Do meritum: postanowiliśmy wyeksponować pocztówki. Zarówno te, które sami do siebie wysyłamy, jak i (w perspektywie) te, które otrzymujemy. Rozważyliśmy kilka opcji.
a) Wykorzystanie masy plastycznej i przyklejenie pocztówek do ścian lub na płytki ścienne. Pomysł odpadł, ponieważ o ile ściany nie powinny ucierpieć po ewentualnym odklejeniu pocztówek, to na samych kartonikach masa najpewniej zostawi tłuste ślady.
b) Przyklejenie pocztówek taśmą dwustronną – jak wyżej, tyle że zamiast plamami zniszczymy pocztówki taśmą.
c) Przypięcie pocztówek do tablicy korkowej – odpada, ponieważ wtedy zrobimy w pocztówkach dziurki.
d) Przymocowanie pocztówek magnesami na lodówce – u nas nie ma racji bytu, ponieważ drzwi lodówki są zarezerwowane dla magnesów, które także są pamiątkami z podróży.
W końcu stanęło na wykorzystaniu starej tablicy korkowej.
Uznaliśmy jednak, że chcemy zasłonić korek jakimś ładnym zdjęciem. Znaleźliśmy w sieci rozmazaną mapę świata, zakrzyknęliśmy:
– To to! – i wydrukowaliśmy ją w sąsiednim zakładzie poligraficznym za 24 złote. Żałowałam, że miesiąc temu oddałam komuś niepotrzebne mapy świata z czasów gimnazjum; po przycięciu równie dobrze pełniłyby funkcję tła.

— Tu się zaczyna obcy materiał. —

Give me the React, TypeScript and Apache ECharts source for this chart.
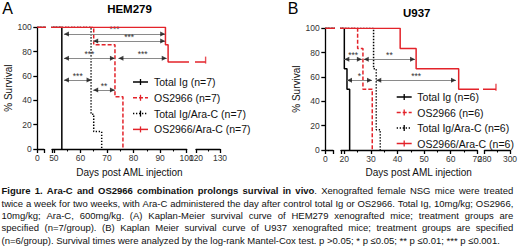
import React, { useEffect, useRef } from "react";
import * as echarts from "echarts";

// ---------------- Data ----------------
const groupNames = ["Total Ig", "OS2966", "Total Ig/Ara-C", "OS2966/Ara-C"];
const hemN = 7;
const u937N = 6;

// Kaplan-Meier curves: [day, % survival]
const hemTotalIg = [[0, 100], [53, 0]];
const hemOS2966 = [[0, 100], [65, 85.7], [73, 42.9], [76, 0]];
const hemTotalIgAraC = [[0, 100], [64, 28.6], [65, 14.3], [68, 0]];
const hemOS2966AraC = [[0, 100], [92, 85.7], [93, 71.4], [124, 71.4]];

const u937TotalIg = [[0, 100], [20, 66.7], [21, 50], [22, 0]];
const u937OS2966 = [[0, 100], [25, 83.3], [27, 50], [30.5, 0]];
const u937TotalIgAraC = [[0, 100], [31, 66.7], [32, 16.7], [33.5, 0]];
const u937OS2966AraC = [[0, 100], [41, 83.3], [47, 66.7], [63, 50], [289, 50]];

// censored at last point
const hemCensored = [false, false, false, true];
const u937Censored = [false, false, false, true];

// log-rank comparisons: [from day, to day, level %, significance]
const hemComparisons: [number, number, number, string][] = [
  [53.8, 91.9, 94.5, "***"],
  [64.8, 91.9, 88.7, "***"],
  [53.8, 73, 74.5, "***"],
  [74.3, 92.5, 74.5, "***"],
  [53.8, 64.2, 56.6, "***"],
  [64.8, 73, 48.4, "**"],
];
const u937Comparisons: [number, number, number, string][] = [
  [20, 26.6, 74.5, "***"],
  [27.3, 46.6, 74.5, "**"],
  [21, 30.4, 57.3, "*"],
  [32, 62, 57.3, "***"],
];

// tick labels
const hemSeg1Labels = [0];
const hemSeg2Labels = [50, 60, 70, 80, 90, 100];
const hemSeg2Minor = [55, 65, 75, 85, 95];
const hemSeg3Labels = [120, 130];
const hemSeg3Minor = [125];
const u937Seg1Labels = [0];
const u937Seg2Labels = [20, 30, 40, 50, 60, 70];
const u937Seg2Minor = [25, 35, 45, 55, 65];
const u937Seg3Labels = [280, 300];
const u937Seg3Minor = [290];

const panelTitles = ["HEM279", "U937"];
const panelLetters = ["A", "B"];
const xAxisTitle = "Days post AML injection";
const yAxisTitle = "% Survival";

const captionBold = "Figure 1. Ara-C and OS2966 combination prolongs survival in vivo";
const captionLines = [
  "Figure 1. Ara-C and OS2966 combination prolongs survival in vivo. Xenografted female NSG mice were treated",
  "twice a week for two weeks, with Ara-C administered the day after control total Ig or OS2966. Total Ig, 10mg/kg; OS2966,",
  "10mg/kg; Ara-C, 600mg/kg. (A) Kaplan-Meier survival curve of HEM279 xenografted mice; treatment groups are",
  "specified (n=7/group). (B)  Kaplan Meier survival curve of U937 xenografted mice; treatment groups are specified",
  "(n=6/group). Survival times were analyzed by the log-rank Mantel-Cox test. p >0.05; * p \u22640.05; ** p \u22640.01; *** p \u22640.001.",
];

// ---------------- Styles ----------------
const FONT = '"Liberation Sans", Arial, Helvetica, sans-serif';
const RED = "#e3232a";
const BLACK = "#000000";
const groupStyles: { color: string; dash: any }[] = [
  { color: BLACK, dash: "solid" },
  { color: RED, dash: [4, 2] },
  { color: BLACK, dash: [1.3, 1.7] },
  { color: RED, dash: "solid" },
];

export default function App() {
  const ref = useRef<HTMLDivElement>(null);

  useEffect(() => {
    if (!ref.current) return;
    const chart = echarts.init(ref.current, null, { renderer: "svg" });

    const panels = [
      {
        top: 27.3,
        height: 121.7,
        nameGap: 21.5,
        curves: [hemTotalIg, hemOS2966, hemTotalIgAraC, hemOS2966AraC],
        censored: hemCensored,
        comparisons: hemComparisons,
        segs: [
          { left: 37.3, width: 6.7, min: 0, max: 2.5, labels: hemSeg1Labels, minor: [] as number[] },
          { left: 52, width: 134.7, min: 49.3, max: 100, labels: hemSeg2Labels, minor: hemSeg2Minor },
          { left: 196, width: 24, min: 120, max: 130, labels: hemSeg3Labels, minor: hemSeg3Minor },
        ],
      },
      {
        top: 28.3,
        height: 121.7,
        nameGap: 23,
        curves: [u937TotalIg, u937OS2966, u937TotalIgAraC, u937OS2966AraC],
        censored: u937Censored,
        comparisons: u937Comparisons,
        segs: [
          { left: 325.3, width: 7.7, min: 0, max: 2.9, labels: u937Seg1Labels, minor: [] as number[] },
          { left: 341, width: 136.3, min: 18.75, max: 70, labels: u937Seg2Labels, minor: u937Seg2Minor },
          { left: 484.5, width: 25.5, min: 280, max: 300, labels: u937Seg3Labels, minor: u937Seg3Minor },
        ],
      },
    ];

    const grid: any[] = [];
    const xAxis: any[] = [];
    const yAxis: any[] = [];
    const series: any[] = [];

    panels.forEach((p) => {
      p.segs.forEach((s, k) => {
        const g = grid.length;
        grid.push({ left: s.left, top: p.top, width: s.width, height: p.height, containLabel: false, outerBoundsMode: "none" });
        const ticks = Array.from(new Set([s.min, ...s.labels, s.max]));
        const xi = xAxis.length;
        xAxis.push({
          type: "value",
          gridIndex: g,
          min: s.min,
          max: s.max,
          position: "bottom",
          axisLine: { show: true, onZero: false, lineStyle: { color: "#000", width: 1.3 } },
          axisTick: { show: true, length: 4, customValues: ticks, lineStyle: { color: "#000", width: 1.3 } },
          axisLabel: {
            show: true,
            customValues: s.labels,
            fontSize: 8.5,
            color: "#333",
            margin: 4,
            fontFamily: FONT,
            showMinLabel: true,
            showMaxLabel: true,
            hideOverlap: false,
          },
          splitLine: { show: false },
        });
        if (s.minor.length) {
          xAxis.push({
            type: "value",
            gridIndex: g,
            min: s.min,
            max: s.max,
            position: "bottom",
            axisLine: { show: false, onZero: false },
            axisTick: { show: true, length: 2.5, customValues: s.minor, lineStyle: { color: "#000", width: 1.1 } },
            axisLabel: { show: false },
            splitLine: { show: false },
          });
        }
        const yi = yAxis.length;
        if (k === 0) {
          yAxis.push({
            type: "value",
            gridIndex: g,
            min: 0,
            max: 100,
            interval: 20,
            position: "left",
            name: yAxisTitle,
            nameLocation: "middle",
            nameGap: p.nameGap,
            nameTextStyle: { fontSize: 10, color: "#111", fontFamily: FONT },
            axisLine: { show: true, lineStyle: { color: "#000", width: 1.3 } },
            axisTick: { show: true, length: 4, lineStyle: { color: "#000", width: 1.3 } },
            axisLabel: { fontSize: 8.5, color: "#333", margin: 5.5, fontFamily: FONT },
            splitLine: { show: false },
          });
        } else {
          yAxis.push({ type: "value", gridIndex: g, min: 0, max: 100, interval: 20, show: false, splitLine: { show: false } });
        }

        p.curves.forEach((c, i) => {
          const st = groupStyles[i];
          const ser: any = {
            type: "line",
            xAxisIndex: xi,
            yAxisIndex: yi,
            data: c,
            step: "end",
            symbol: "none",
            silent: true,
            clip: true,
            z: 2 + i,
            lineStyle: { color: st.color, width: 1.5, type: st.dash },
          };
          if (k === 1 && i === 0) {
            ser.markLine = {
              silent: true,
              symbol: ["none", "none"],
              animation: false,
              lineStyle: { color: "#8a8a8a", width: 1, type: "solid" },
              label: {
                show: true,
                position: "insideMiddleTop",
                formatter: "{b}",
                distance: 0,
                fontSize: 8.5,
                color: "#333",
                fontFamily: FONT,
              },
              emphasis: { disabled: true },
              data: p.comparisons.map((cmp) => [
                { coord: [cmp[0], cmp[2]], name: cmp[3] },
                { coord: [cmp[1], cmp[2]], name: cmp[3] },
              ]),
            };
          }
          series.push(ser);

          const last = c[c.length - 1];
          if (p.censored[i] && last[0] >= s.min && last[0] <= s.max) {
            series.push({
              type: "scatter",
              xAxisIndex: xi,
              yAxisIndex: yi,
              data: [last],
              symbol: "path://M0,0 L1,0 L1,10 L0,10 Z",
              symbolSize: [1.4, 7],
              symbolOffset: [0, -2],
              silent: true,
              itemStyle: { color: st.color },
              z: 10,
            });
          }
        });

        if (k === 1) {
          series.push({
            type: "scatter",
            xAxisIndex: xi,
            yAxisIndex: yi,
            data: p.comparisons.map((cmp) => [cmp[1], cmp[2]]),
            symbol: "triangle",
            symbolSize: [5, 5],
            symbolRotate: -90,
            symbolOffset: [-2.5, 0],
            silent: true,
            clip: false,
            itemStyle: { color: "#111" },
            z: 12,
          });
          series.push({
            type: "scatter",
            xAxisIndex: xi,
            yAxisIndex: yi,
            data: p.comparisons.map((cmp) => [cmp[0], cmp[2]]),
            symbol: "triangle",
            symbolSize: [5, 5],
            symbolRotate: 90,
            symbolOffset: [2.5, 0],
            silent: true,
            clip: false,
            itemStyle: { color: "#111" },
            z: 12,
          });
        }
      });
    });

    // ---------------- graphics: titles, legend, caption ----------------
    const elements: any[] = [];
    const txt = (x: number, y: number, text: string, opts: any = {}) => ({
      type: "text",
      x,
      y,
      silent: true,
      style: {
        text,
        fontFamily: FONT,
        fontSize: opts.fontSize || 10,
        fontWeight: opts.fontWeight || "normal",
        fill: opts.fill || "#000",
        align: opts.align || "left",
        verticalAlign: "middle",
        textAlign: opts.align || "left",
        textVerticalAlign: "middle",
        rich: opts.rich,
      },
    });

    elements.push(txt(7.5, 8.8, panelLetters[0], { fontSize: 16, align: "center" }));
    elements.push(txt(293, 8.8, panelLetters[1], { fontSize: 16, align: "center" }));
    elements.push(txt(129.5, 9.3, panelTitles[0], { fontSize: 11.5, fontWeight: "bold", align: "center" }));
    elements.push(txt(416.7, 12.5, panelTitles[1], { fontSize: 11.5, fontWeight: "bold", align: "center" }));
    elements.push(txt(129.5, 172.7, xAxisTitle, { fontSize: 10, align: "center", fill: "#111" }));
    elements.push(txt(418.7, 172.7, xAxisTitle, { fontSize: 10, align: "center", fill: "#111" }));

    const legendLayouts = [
      { x1: 133, x2: 148, tx: 154, ys: [82, 97.8, 113.6, 129.4], n: hemN },
      { x1: 396.7, x2: 411.7, tx: 417.3, ys: [97, 112.5, 128, 143.5], n: u937N },
    ];
    legendLayouts.forEach((L) => {
      groupNames.forEach((name, i) => {
        const st = groupStyles[i];
        const yy = L.ys[i];
        const xc = (L.x1 + L.x2) / 2;
        elements.push({
          type: "line",
          silent: true,
          shape: { x1: L.x1, y1: yy, x2: L.x2, y2: yy },
          style: { stroke: st.color, lineWidth: 1.5, lineDash: st.dash === "solid" ? null : st.dash },
        });
        elements.push({
          type: "line",
          silent: true,
          shape: { x1: xc, y1: yy - 3, x2: xc, y2: yy + 3 },
          style: { stroke: st.color, lineWidth: 1.3 },
        });
        elements.push(txt(L.tx, yy, `${name} (n=${L.n})`, { fontSize: 10.5, fill: "#111" }));
      });
    });

    // caption with justified lines
    const canvas = document.createElement("canvas");
    const ctx = canvas.getContext("2d")!;
    const measure = (t: string, bold: boolean, fs: number) => {
      ctx.font = `${bold ? "bold " : ""}${fs}px ${FONT}`;
      return ctx.measureText(t).width;
    };
    const lastLine = captionLines[captionLines.length - 1];
    let capFs = (9 * 505) / measure(lastLine, false, 9);
    capFs = Math.max(7.5, Math.min(9.5, capFs));
    const capLeft = 1.5;
    const capRight = 513.3;
    const capYs = [190.8, 203.1, 215.4, 227.7, 240];
    captionLines.forEach((line, li) => {
      const boldLen = li === 0 ? captionBold.length : 0;
      const toks: { text: string; width: number; bold: string; rest: string }[] = [];
      const re = /\S+/g;
      let m: RegExpExecArray | null;
      while ((m = re.exec(line))) {
        const start = m.index;
        const w = m[0];
        const bLen = Math.max(0, Math.min(w.length, boldLen - start));
        const bold = w.slice(0, bLen);
        const rest = w.slice(bLen);
        const width = (bold ? measure(bold, true, capFs) : 0) + (rest ? measure(rest, false, capFs) : 0);
        toks.push({ text: w, width, bold, rest });
      }
      const total = toks.reduce((a, t) => a + t.width, 0);
      const justify = li < captionLines.length - 1;
      const gap = justify ? (capRight - capLeft - total) / (toks.length - 1) : measure(" ", false, capFs);
      let x = capLeft;
      toks.forEach((t) => {
        let text: string;
        if (t.bold && t.rest) text = `{b|${t.bold}}{n|${t.rest}}`;
        else if (t.bold) text = `{b|${t.bold}}`;
        else text = `{n|${t.rest}}`;
        elements.push({
          type: "text",
          x,
          y: capYs[li],
          silent: true,
          style: {
            text,
            fontFamily: FONT,
            fontSize: capFs,
            fill: "#111",
            verticalAlign: "middle",
            textVerticalAlign: "middle",
            rich: {
              b: { fontWeight: "bold", fontSize: capFs, fontFamily: FONT, fill: "#111", color: "#111" },
              n: { fontWeight: "normal", fontSize: capFs, fontFamily: FONT, fill: "#111", color: "#111" },
            },
          },
        });
        x += t.width + gap;
      });
    });

    chart.setOption({
      animation: false,
      backgroundColor: "#ffffff",
      grid,
      xAxis,
      yAxis,
      series,
      graphic: { elements },
    });

    return () => chart.dispose();
  }, []);

  return (
    <div
      ref={ref}
      style={{ position: "fixed", left: 0, top: 0, width: 520, height: 247, background: "#fff" }}
    />
  );
}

Możesz wykorzystać też stary plakat, ładny papier do pakowania prezentów czy zrobić mozaikę ze zdjęć z gazet. Przykryliśmy korek wydrukowanym obrazem.
W pasmanterii kupiliśmy tasiemki w pasujących kolorach; wydaliśmy na to kolejnych 15 złotych. Ułożyliśmy je pod odpowiednimi kątami na tablicy, potem przepletliśmy (tak, żeby każda tasiemka raz była nad, a raz pod drugą), napięliśmy i przyszpililiśmy do tablicy. Igły wbiliśmy głęboko, tak by przeszły na drugą stronę. Potem odwróciliśmy tablicę i wygięliśmy igły pod ramkę, żeby nie wbijały się w ścianę i by nie można się było nimi pokłuć podczas przenoszenia.
I voila!
Uważam, że pocztówki prezentują się świetnie :).